Une telle philanthropie privée n’a pas vocation à être seulement le fait de gens (très) riches. Selon Alexandre Mars, serial entrepreneur français quadragénaire qui a fait fortune en créant et revendant des entreprises aux Etats-Unis et se veut aujourd’hui «activiste du bien social», un mouvement large, sociétal se marque [2]. «Il y a une évolution réelle, une quête de sens de plus en plus partagée. Pas chez un nombre limité de philanthropes mais de nombreuses personnes aimeraient en faire plus, qui auparavant avaient des barrières à le faire […] Les générations précédentes s’intéressaient au moi, à toutes ces choses qui relevaient de notre nombril. Celle qui arrive veut clairement inscrire son histoire dans une optique plus large, elle exige de travailler dans une entreprise qui fait sens. […] Aujourd’hui, la deuxième question qu’un candidat pose dans un entretien d’embauche, ce n’est plus la taille du bureau ou si le bureau donne sur le lac, c’est ‘Quelle est votre ­action sociale?’» [2].
«Cela est en rapport avec ce que nous voyons tous les jours, toutes ces inégalités que nous ne pouvons plus ignorer.» Mars vient de publier La révolution du partage (Flammarion, 2018) et, pour donner aux gens des pistes sur comment s’y prendre pratiquement, il a créé une start-up dénommée Epic.
Peter Singer, le philosophe australien qui enseigne l’éthique à Princeton (et a souvent pris des positions décoiffantes, notamment sur les droits des animaux), s’intéresse au sujet, sur un mode objectif, utilitariste: «L’altruisme efficace est à la fois une philosophie et un mouve­ment social consistant à utiliser une démarche scientifique pour trouver les moyens de faire le maximum de bien […] C’est très bien de donner, mais il faut le faire intelligemment» [3]. Il cite le cas d’un de ses brillants étudiants qui, alors qu’il pouvait faire un doctorat de philo à Oxford, a choisi de se faire embaucher par un cabinet financier de Wall Street, après avoir calculé qu’il pourrait alors donner bien plus à des associations caritatives. Et de mentionner la création par des altruistes efficaces de «meta-charities» qui évaluent le travail d’autres organismes de bienfaisance (des méthodes «froides»… au risque peut-être de dérives technocratiques? – note de J. M.).

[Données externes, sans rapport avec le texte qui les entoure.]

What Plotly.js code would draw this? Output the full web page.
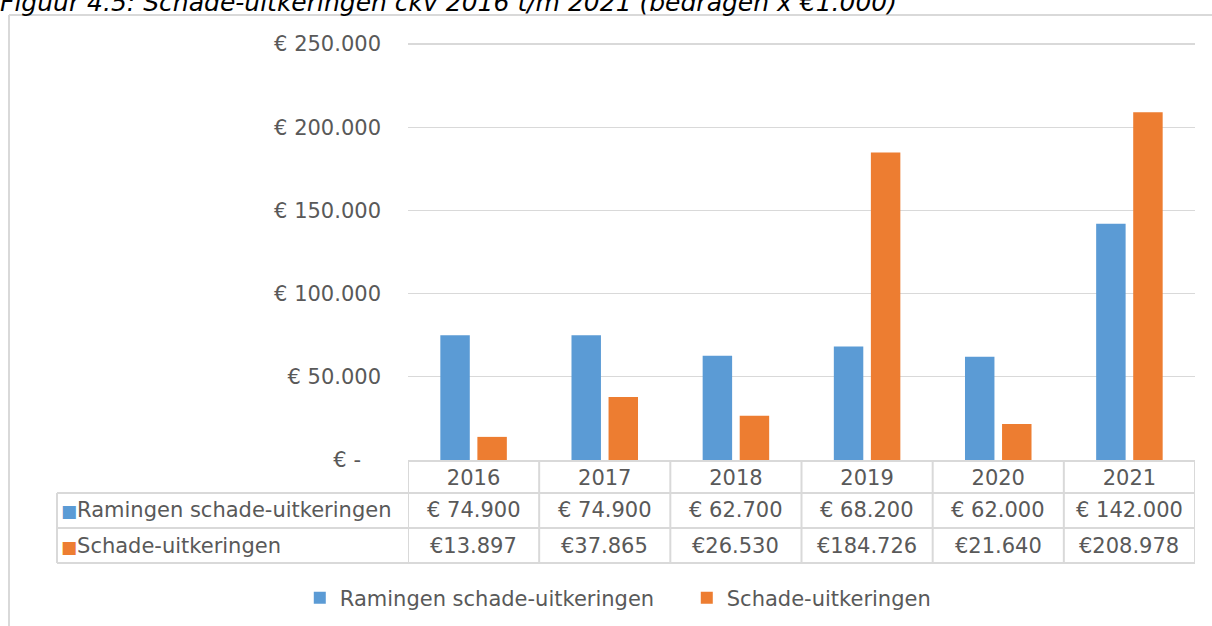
<!DOCTYPE html>
<html>
<head>
<meta charset="utf-8">
<script src="https://cdn.plot.ly/plotly-3.0.1.min.js"></script>
<style>html,body{margin:0;padding:0;background:#fff;}#chart{width:1212px;height:626px;}</style>
</head>
<body>
<div id="chart"></div>
<script>
// ---- data ----
var categories = ['2016', '2017', '2018', '2019', '2020', '2021'];
var ramingen = [74900, 74900, 62700, 68200, 62000, 142000];
var schade = [13897, 37865, 26530, 184726, 21640, 208978];
var seriesNames = ['Ramingen schade-uitkeringen', 'Schade-uitkeringen'];
var yTickVals = [0, 50000, 100000, 150000, 200000, 250000];
var yTickText = ['€ -\u00a0\u00a0\u00a0', '€ 50.000', '€ 100.000', '€ 150.000', '€ 200.000', '€ 250.000'];
var titleText = 'Figuur 4.5: Schade-uitkeringen ckv 2016 t/m 2021 (bedragen x €1.000)';

// ---- styles ----
var BLUE = '#5B9BD5', ORANGE = '#ED7D31', GREY = '#595959', LINE = '#D9D9D9';
var FONT = 'DejaVu Sans, Verdana, sans-serif';
var FS = 21;

function fmt(v) {
  return String(v).replace(/\B(?=(\d{3})+(?!\d))/g, '.');
}
var ramingenLabels = ramingen.map(function (v) { return '€ ' + fmt(v); });
var schadeLabels = schade.map(function (v) { return '€' + fmt(v); });

var traces = [
  { type: 'bar', name: seriesNames[0], x: categories, y: ramingen,
    marker: { color: BLUE, line: { width: 0 } }, hoverinfo: 'skip' },
  { type: 'bar', name: seriesNames[1], x: categories, y: schade,
    marker: { color: ORANGE, line: { width: 0 } }, hoverinfo: 'skip' }
];

// table geometry (paper fractions relative to plot area)
var rowY = [0, -0.0786, -0.1619, -0.2452];
var rowCenter = [-0.0393, -0.1202, -0.2036];
var headerLeft = -0.446;

var shapes = [];
for (var i = 0; i <= categories.length; i++) {
  shapes.push({ type: 'line', xref: 'x', yref: 'paper', x0: i - 0.5, x1: i - 0.5,
    y0: rowY[0], y1: rowY[3], line: { color: LINE, width: 2 } });
}
for (var r = 1; r < rowY.length; r++) {
  shapes.push({ type: 'line', xref: 'paper', yref: 'paper', x0: headerLeft, x1: 1,
    y0: rowY[r], y1: rowY[r], line: { color: LINE, width: 2 } });
}
shapes.push({ type: 'line', xref: 'paper', yref: 'paper', x0: headerLeft, x1: headerLeft,
  y0: rowY[1], y1: rowY[3], line: { color: LINE, width: 2 } });
// chart frame
shapes.push({ type: 'line', xref: 'paper', yref: 'paper', x0: -0.507, x1: -0.507,
  y0: 1.0595, y1: -0.6, line: { color: LINE, width: 2 } });
shapes.push({ type: 'line', xref: 'paper', yref: 'paper', x0: -0.507, x1: 1.1,
  y0: 1.0595, y1: 1.0595, line: { color: LINE, width: 2 } });

var annotations = [];
var rows = [ramingenLabels, schadeLabels];
var colors = [BLUE, ORANGE];
for (var s = 0; s < rows.length; s++) {
  annotations.push({ xref: 'paper', yref: 'paper', x: -0.443, y: rowCenter[s + 1],
    xanchor: 'left', yanchor: 'middle', showarrow: false,
    text: '<span style="color:' + colors[s] + ';font-size:17px">■</span>' + seriesNames[s],
    font: { family: FONT, size: FS, color: GREY } });
  for (var c = 0; c < categories.length; c++) {
    annotations.push({ xref: 'x', yref: 'paper', x: c, y: rowCenter[s + 1],
      xanchor: 'center', yanchor: 'middle', showarrow: false, text: rows[s][c],
      font: { family: FONT, size: FS, color: GREY } });
  }
}

var layout = {
  width: 1212, height: 626,
  margin: { l: 408, r: 17, t: 40, b: 166, pad: 0, autoexpand: false },
  paper_bgcolor: '#fff', plot_bgcolor: '#fff',
  font: { family: FONT, size: FS, color: GREY },
  title: { text: titleText, font: { family: FONT, size: 25, color: '#000', style: 'italic' },
    xref: 'container', yref: 'container', x: 0, xanchor: 'left', y: 0.9824, yanchor: 'bottom' },
  barmode: 'group', bargap: 0.435, bargroupgap: 0.205,
  xaxis: { type: 'category', range: [-0.5, categories.length - 0.5], autorange: false,
    showgrid: false, zeroline: false, showline: true,
    linecolor: LINE, linewidth: 2, ticks: '', ticklabelstandoff: -2,
    tickfont: { family: FONT, size: FS, color: GREY }, fixedrange: true },
  yaxis: { range: [0, 252404], autorange: false, tickvals: yTickVals, ticktext: yTickText, showline: false,
    zeroline: false, gridcolor: LINE, gridwidth: 1.3, ticks: '', ticklabelstandoff: 26,
    tickfont: { family: FONT, size: FS, color: GREY }, fixedrange: true },
  showlegend: true,
  legend: { orientation: 'h', x: -0.1375, xanchor: 'left', y: -0.3286, yanchor: 'middle',
    font: { family: FONT, size: FS, color: GREY }, entrywidth: 342, bgcolor: 'rgba(0,0,0,0)' },
  shapes: shapes,
  annotations: annotations
};

Plotly.newPlot('chart', traces, layout, { displayModeBar: false, staticPlot: true });
</script>
</body>
</html>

Révolution du partage? Well… beaucoup seront d’accord avec l’idée comme principe général, mais il y aura plus de réticences si elle nous touche directement, près de soi et de ses intérêts – le syndrome connu du NIMBY («Not in my backyard» – pas dans mon jardin). Au vu de certaines discussions sur les revenus médicaux, un meilleur partage ne devrait-il pas être réalisé au sein de notre propre profession – les faits montrent que c’est loin d’être facile. Pour avancer dans le bon sens, peut-être avons-nous besoin d’une nouvelle éthique de la créativité, pour laquelle plaide Johan Rochel, jeune juriste et philosophe suisse qui se fait entendre [4]? Ou encore de nous laisser convaincre que l’espèce humaine, plutôt que d’être fatalement marquée par la compé­titivité, voire l’agressivité, est la plus coopérative du monde vivant, comme l’affirment Servigne et Chapelle dans un ouvrage qui retient l’attention [5].